## Do this
Pictures in the entries below are excluded; copy only the lines from the one containing "Write a LaTeX" to the one containing "(s1a) -- (s1b);", both included.
-- Data records start --
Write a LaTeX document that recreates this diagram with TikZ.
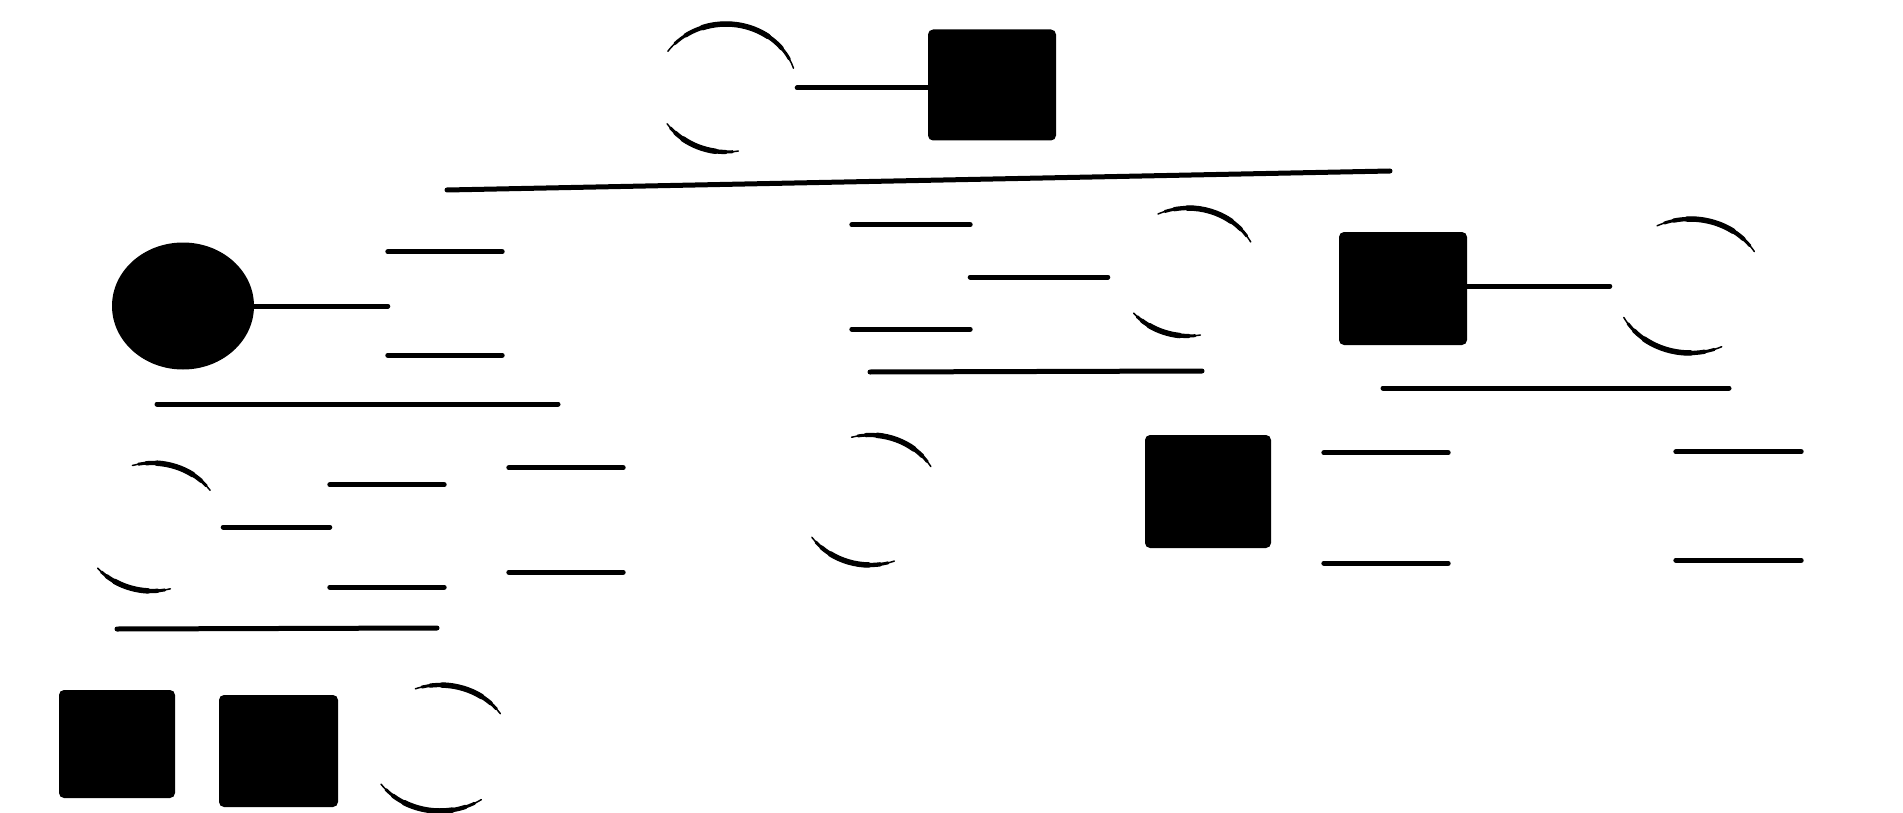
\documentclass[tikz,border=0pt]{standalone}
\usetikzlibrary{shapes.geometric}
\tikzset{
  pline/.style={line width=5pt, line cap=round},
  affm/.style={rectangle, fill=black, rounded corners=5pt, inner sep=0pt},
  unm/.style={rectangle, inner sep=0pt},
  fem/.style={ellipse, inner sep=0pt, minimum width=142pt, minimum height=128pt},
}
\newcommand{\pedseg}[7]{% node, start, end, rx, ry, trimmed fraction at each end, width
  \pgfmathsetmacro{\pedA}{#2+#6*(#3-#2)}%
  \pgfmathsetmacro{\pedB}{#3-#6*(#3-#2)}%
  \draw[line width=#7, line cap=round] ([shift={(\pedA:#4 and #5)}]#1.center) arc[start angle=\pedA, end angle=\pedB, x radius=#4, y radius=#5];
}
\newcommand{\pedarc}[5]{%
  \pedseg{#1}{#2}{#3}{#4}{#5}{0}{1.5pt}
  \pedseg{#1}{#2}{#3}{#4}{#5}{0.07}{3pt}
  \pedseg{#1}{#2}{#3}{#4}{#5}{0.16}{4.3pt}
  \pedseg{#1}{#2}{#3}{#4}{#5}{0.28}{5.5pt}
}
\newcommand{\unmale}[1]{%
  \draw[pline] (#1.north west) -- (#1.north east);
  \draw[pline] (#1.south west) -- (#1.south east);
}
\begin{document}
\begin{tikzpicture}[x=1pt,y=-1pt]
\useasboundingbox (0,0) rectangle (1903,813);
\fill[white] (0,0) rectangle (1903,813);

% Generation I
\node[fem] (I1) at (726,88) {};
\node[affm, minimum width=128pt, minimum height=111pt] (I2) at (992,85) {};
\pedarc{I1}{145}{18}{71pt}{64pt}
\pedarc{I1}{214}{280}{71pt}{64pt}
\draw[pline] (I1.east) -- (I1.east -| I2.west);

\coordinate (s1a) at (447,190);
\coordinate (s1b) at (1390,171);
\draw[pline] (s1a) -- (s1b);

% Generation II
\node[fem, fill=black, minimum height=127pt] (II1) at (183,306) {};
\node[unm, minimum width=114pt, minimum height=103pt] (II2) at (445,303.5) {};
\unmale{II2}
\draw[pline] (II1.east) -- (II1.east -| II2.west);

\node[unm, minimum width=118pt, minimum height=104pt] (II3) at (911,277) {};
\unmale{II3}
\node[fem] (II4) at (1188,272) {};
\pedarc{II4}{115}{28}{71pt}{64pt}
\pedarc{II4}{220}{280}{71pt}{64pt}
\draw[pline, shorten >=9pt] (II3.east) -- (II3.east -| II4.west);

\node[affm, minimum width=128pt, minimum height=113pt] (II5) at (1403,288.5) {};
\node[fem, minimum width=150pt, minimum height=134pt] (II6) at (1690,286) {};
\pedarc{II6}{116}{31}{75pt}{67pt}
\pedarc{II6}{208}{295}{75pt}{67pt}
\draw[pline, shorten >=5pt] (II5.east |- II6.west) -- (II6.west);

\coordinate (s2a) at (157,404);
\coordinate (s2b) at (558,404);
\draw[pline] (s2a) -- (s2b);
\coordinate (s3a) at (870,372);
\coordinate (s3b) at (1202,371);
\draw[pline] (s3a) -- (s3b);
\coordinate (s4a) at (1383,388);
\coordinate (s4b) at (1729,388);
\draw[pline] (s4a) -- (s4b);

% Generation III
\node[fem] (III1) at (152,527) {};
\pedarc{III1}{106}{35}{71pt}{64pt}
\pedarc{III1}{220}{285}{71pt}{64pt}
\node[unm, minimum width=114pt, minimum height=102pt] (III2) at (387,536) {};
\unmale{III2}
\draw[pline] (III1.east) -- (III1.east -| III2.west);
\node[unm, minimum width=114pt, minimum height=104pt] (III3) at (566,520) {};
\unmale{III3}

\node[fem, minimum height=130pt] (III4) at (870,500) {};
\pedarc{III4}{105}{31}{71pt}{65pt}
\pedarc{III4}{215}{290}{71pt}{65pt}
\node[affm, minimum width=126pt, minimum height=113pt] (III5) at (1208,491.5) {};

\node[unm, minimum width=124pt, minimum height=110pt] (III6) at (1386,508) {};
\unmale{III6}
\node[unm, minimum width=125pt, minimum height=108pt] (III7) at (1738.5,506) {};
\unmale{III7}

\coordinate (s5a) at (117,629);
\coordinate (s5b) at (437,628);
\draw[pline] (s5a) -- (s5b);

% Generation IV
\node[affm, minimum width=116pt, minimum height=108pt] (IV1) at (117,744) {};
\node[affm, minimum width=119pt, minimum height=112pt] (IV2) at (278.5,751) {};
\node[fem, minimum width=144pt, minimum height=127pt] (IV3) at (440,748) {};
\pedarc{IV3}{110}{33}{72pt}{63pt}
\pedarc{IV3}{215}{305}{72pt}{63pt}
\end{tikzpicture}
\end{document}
-- Data records end --
-- Data records start --
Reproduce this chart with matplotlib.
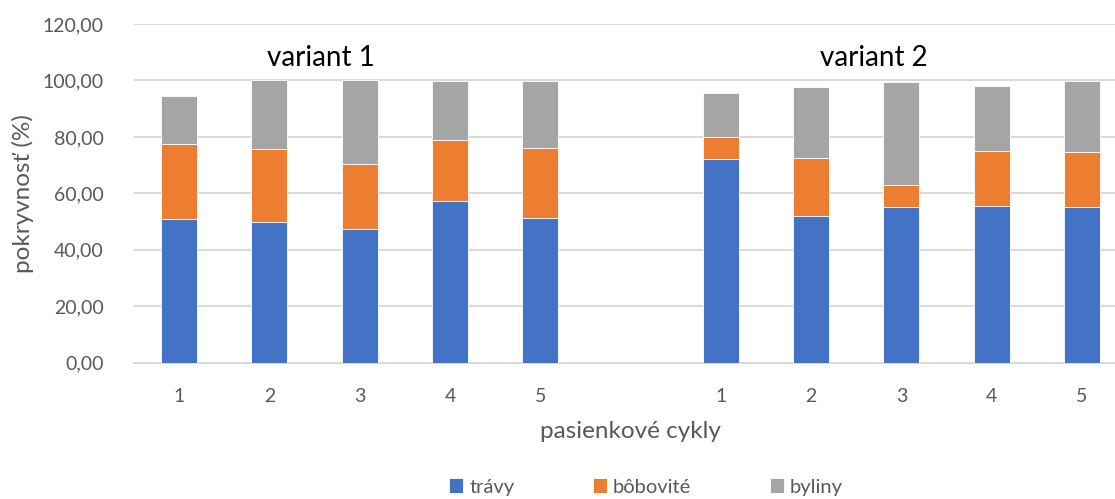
-- Data records end --
## Written solution
Write a LaTeX document that recreates this diagram with TikZ.
\documentclass[tikz,border=0pt]{standalone}
\usetikzlibrary{shapes.geometric}
\tikzset{
  pline/.style={line width=5pt, line cap=round},
  affm/.style={rectangle, fill=black, rounded corners=5pt, inner sep=0pt},
  unm/.style={rectangle, inner sep=0pt},
  fem/.style={ellipse, inner sep=0pt, minimum width=142pt, minimum height=128pt},
}
\newcommand{\pedseg}[7]{% node, start, end, rx, ry, trimmed fraction at each end, width
  \pgfmathsetmacro{\pedA}{#2+#6*(#3-#2)}%
  \pgfmathsetmacro{\pedB}{#3-#6*(#3-#2)}%
  \draw[line width=#7, line cap=round] ([shift={(\pedA:#4 and #5)}]#1.center) arc[start angle=\pedA, end angle=\pedB, x radius=#4, y radius=#5];
}
\newcommand{\pedarc}[5]{%
  \pedseg{#1}{#2}{#3}{#4}{#5}{0}{1.5pt}
  \pedseg{#1}{#2}{#3}{#4}{#5}{0.07}{3pt}
  \pedseg{#1}{#2}{#3}{#4}{#5}{0.16}{4.3pt}
  \pedseg{#1}{#2}{#3}{#4}{#5}{0.28}{5.5pt}
}
\newcommand{\unmale}[1]{%
  \draw[pline] (#1.north west) -- (#1.north east);
  \draw[pline] (#1.south west) -- (#1.south east);
}
\begin{document}
\begin{tikzpicture}[x=1pt,y=-1pt]
\useasboundingbox (0,0) rectangle (1903,813);
\fill[white] (0,0) rectangle (1903,813);

% Generation I
\node[fem] (I1) at (726,88) {};
\node[affm, minimum width=128pt, minimum height=111pt] (I2) at (992,85) {};
\pedarc{I1}{145}{18}{71pt}{64pt}
\pedarc{I1}{214}{280}{71pt}{64pt}
\draw[pline] (I1.east) -- (I1.east -| I2.west);

\coordinate (s1a) at (447,190);
\coordinate (s1b) at (1390,171);
\draw[pline] (s1a) -- (s1b);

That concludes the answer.